(Stored records)
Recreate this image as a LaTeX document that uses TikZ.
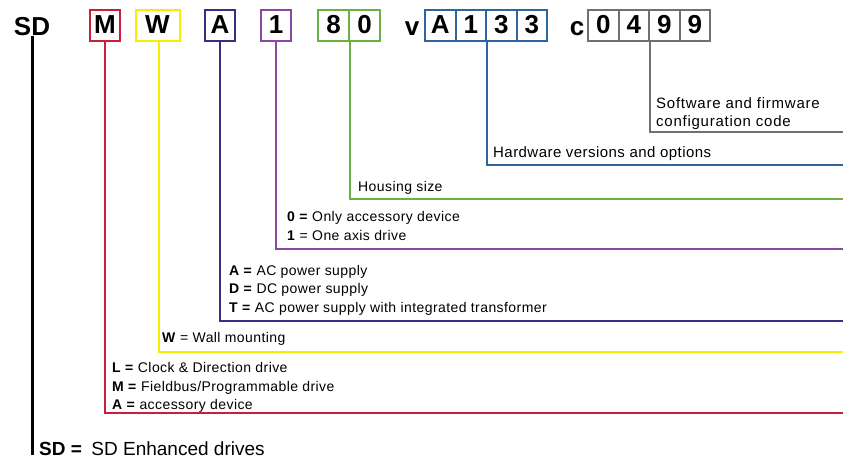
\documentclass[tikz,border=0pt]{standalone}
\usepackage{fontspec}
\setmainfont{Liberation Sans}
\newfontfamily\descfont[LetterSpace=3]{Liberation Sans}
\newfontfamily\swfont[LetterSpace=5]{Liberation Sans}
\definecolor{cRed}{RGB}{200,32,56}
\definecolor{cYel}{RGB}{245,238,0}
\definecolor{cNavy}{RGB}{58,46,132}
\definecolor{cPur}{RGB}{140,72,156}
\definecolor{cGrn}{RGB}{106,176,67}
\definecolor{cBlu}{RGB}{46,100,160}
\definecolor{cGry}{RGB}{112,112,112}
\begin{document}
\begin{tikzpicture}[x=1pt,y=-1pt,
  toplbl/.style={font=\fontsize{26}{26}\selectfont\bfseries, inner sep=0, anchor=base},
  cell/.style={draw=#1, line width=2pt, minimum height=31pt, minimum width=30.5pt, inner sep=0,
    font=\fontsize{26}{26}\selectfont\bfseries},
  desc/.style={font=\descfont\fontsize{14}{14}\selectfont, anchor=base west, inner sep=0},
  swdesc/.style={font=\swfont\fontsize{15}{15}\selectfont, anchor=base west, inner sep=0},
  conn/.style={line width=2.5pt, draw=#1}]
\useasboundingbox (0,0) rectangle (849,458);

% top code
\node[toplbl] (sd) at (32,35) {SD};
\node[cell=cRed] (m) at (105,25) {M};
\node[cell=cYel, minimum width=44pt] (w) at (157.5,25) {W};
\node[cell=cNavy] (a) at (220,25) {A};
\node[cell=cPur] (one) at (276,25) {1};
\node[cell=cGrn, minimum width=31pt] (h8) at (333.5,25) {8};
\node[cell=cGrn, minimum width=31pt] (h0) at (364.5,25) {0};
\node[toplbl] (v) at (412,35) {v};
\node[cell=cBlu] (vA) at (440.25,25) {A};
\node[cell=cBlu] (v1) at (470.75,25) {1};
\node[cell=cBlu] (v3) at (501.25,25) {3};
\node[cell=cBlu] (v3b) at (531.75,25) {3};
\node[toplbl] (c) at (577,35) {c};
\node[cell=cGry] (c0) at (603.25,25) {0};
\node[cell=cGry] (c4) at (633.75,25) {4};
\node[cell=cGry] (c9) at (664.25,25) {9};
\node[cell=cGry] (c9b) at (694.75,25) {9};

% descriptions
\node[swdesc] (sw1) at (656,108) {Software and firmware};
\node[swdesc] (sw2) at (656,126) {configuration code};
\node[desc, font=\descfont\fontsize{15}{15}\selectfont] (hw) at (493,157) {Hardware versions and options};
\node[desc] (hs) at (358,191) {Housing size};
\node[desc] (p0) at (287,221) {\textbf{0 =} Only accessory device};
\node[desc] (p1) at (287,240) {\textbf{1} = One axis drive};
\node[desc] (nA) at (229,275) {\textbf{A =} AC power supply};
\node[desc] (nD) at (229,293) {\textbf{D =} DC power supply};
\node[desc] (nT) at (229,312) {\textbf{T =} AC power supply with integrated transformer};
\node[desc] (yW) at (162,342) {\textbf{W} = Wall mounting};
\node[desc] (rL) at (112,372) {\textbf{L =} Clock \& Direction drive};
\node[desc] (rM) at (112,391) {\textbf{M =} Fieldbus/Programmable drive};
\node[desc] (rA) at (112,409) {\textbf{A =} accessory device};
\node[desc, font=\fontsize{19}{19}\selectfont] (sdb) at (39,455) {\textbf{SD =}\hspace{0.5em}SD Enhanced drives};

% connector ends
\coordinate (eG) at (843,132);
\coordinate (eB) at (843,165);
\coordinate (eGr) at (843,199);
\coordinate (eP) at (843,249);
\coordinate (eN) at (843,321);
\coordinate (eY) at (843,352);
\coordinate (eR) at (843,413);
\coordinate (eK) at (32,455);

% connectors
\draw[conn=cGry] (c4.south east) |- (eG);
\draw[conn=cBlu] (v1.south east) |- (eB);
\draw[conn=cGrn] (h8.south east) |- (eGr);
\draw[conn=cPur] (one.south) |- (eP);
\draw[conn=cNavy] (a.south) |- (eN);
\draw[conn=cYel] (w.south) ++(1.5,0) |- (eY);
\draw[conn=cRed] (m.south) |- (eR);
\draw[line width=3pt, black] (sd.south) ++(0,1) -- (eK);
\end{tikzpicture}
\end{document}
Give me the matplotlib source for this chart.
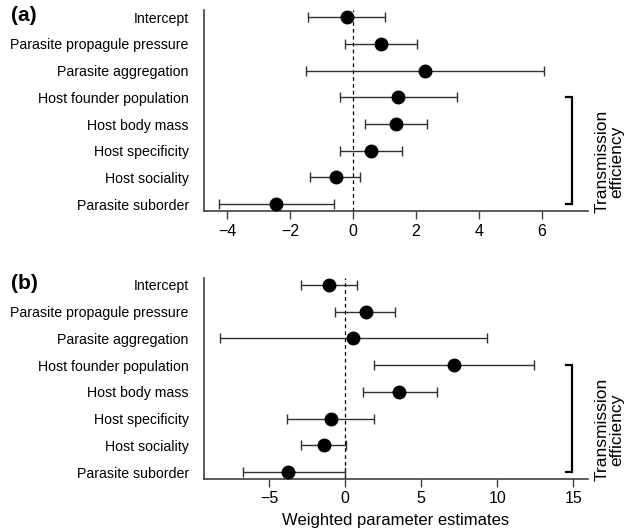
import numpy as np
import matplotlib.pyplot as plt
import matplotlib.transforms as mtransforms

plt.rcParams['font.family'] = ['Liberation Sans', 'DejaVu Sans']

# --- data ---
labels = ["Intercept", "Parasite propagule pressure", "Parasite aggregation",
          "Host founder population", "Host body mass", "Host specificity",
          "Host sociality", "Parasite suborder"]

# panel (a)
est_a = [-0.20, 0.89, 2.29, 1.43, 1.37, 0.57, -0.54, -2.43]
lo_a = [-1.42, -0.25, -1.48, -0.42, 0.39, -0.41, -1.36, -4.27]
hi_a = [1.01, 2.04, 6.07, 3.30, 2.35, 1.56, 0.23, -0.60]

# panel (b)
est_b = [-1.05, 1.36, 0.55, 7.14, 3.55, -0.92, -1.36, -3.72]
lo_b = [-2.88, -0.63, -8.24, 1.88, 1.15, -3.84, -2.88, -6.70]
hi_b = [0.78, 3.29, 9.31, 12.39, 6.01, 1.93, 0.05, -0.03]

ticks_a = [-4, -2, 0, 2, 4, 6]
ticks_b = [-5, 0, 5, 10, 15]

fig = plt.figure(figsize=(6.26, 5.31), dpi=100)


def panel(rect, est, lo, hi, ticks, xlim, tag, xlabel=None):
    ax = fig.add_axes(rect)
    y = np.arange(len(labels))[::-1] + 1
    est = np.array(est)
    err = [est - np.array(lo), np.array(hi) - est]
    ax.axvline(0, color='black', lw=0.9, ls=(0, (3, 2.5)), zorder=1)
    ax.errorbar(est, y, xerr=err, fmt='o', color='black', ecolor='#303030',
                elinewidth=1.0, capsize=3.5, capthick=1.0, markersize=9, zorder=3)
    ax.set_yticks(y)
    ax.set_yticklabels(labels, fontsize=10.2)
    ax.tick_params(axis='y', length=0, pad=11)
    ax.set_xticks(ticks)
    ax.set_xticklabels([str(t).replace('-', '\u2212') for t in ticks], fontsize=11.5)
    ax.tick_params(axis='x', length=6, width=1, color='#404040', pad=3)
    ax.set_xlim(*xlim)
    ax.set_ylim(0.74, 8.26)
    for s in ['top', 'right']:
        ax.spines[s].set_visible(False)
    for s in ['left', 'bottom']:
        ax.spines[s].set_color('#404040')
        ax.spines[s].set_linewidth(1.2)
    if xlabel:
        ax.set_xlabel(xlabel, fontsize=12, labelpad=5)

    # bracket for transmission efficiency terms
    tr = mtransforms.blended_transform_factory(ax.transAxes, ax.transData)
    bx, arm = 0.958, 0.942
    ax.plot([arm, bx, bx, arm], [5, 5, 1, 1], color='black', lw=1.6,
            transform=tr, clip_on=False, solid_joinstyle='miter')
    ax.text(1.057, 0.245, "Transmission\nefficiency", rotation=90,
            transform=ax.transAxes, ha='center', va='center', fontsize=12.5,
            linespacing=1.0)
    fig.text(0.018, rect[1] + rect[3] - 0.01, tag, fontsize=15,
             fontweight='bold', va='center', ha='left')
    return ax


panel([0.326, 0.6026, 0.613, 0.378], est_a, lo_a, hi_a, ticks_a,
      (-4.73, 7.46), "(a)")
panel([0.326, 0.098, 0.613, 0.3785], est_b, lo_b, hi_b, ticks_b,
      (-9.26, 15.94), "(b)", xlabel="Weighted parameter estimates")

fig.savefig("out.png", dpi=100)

§ **Description of the task**: Look above and copy only the lines from the one holding "Give me the matplotlib source for this chart." to the one holding "plt.rcParams['font.family'] = ['Liberation", both included, exactly, minus the pictures.

§ **Solution**:
Give me the matplotlib source for this chart.
import numpy as np
import matplotlib.pyplot as plt
import matplotlib.transforms as mtransforms

plt.rcParams['font.family'] = ['Liberation Sans', 'DejaVu Sans']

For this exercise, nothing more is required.